During the three months ended June 30, 2011, the Company entered into an agreement to sell one of its vineyard and winery properties.  During the three months ended March 31, 2011, the Company recorded an impairment charge of $1.8 million, which is the amount that the carrying value of the assets exceeds the estimated fair market value. While this sale agreement was not ultimately executed, the Company still expects this property will be sold within a year and this asset has been classified as held for sale in the accompanying consolidated balance sheet and the results of operations have been classified within discontinued operations. See Note 22 for further details.

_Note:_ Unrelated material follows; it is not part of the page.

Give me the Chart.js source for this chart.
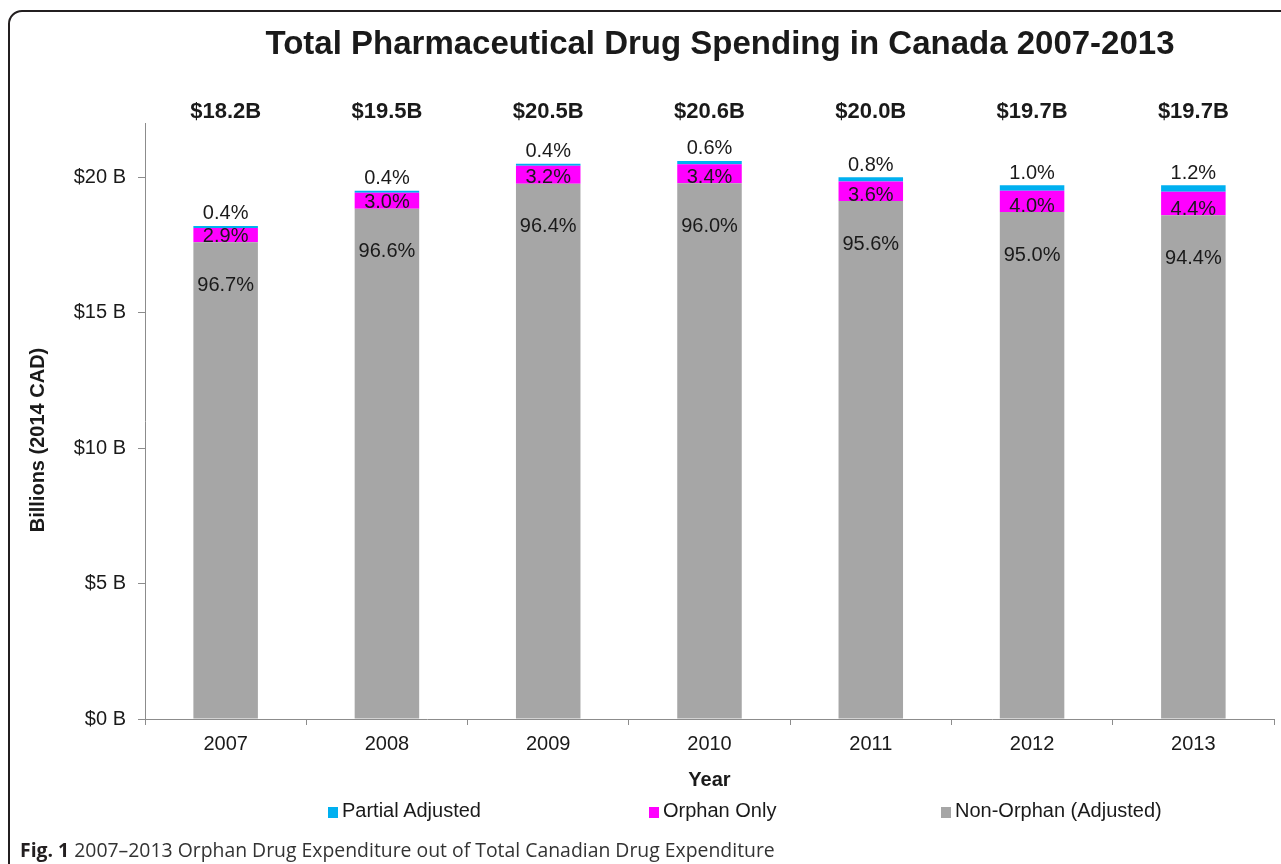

During the three months ended June 30, 2011, the Company engaged outside brokers to list all of its winery and vineyard properties for sale or lease with the primary focus on selling all of these assets within the next two years. Management estimated the fair values of these properties taking into account various factors, including the shortened holding period, current market conditions as well as independent appraisals prepared as of June 30, 2011 for most of the properties utilizing a leased fee or fee simple approach as applicable. It was determined that the carrying value of seven of the Company's vineyard and winery properties exceeded the estimated fair values by $34.3 million, and an impairment charge was recorded in the second quarter for this amount. Subsequent to June 30, 2011, one of these properties was sold. Accordingly, the related results of operations including the impairment charge of $7.1 million for this property have been classified within discontinued operations. See Note 22 for further details.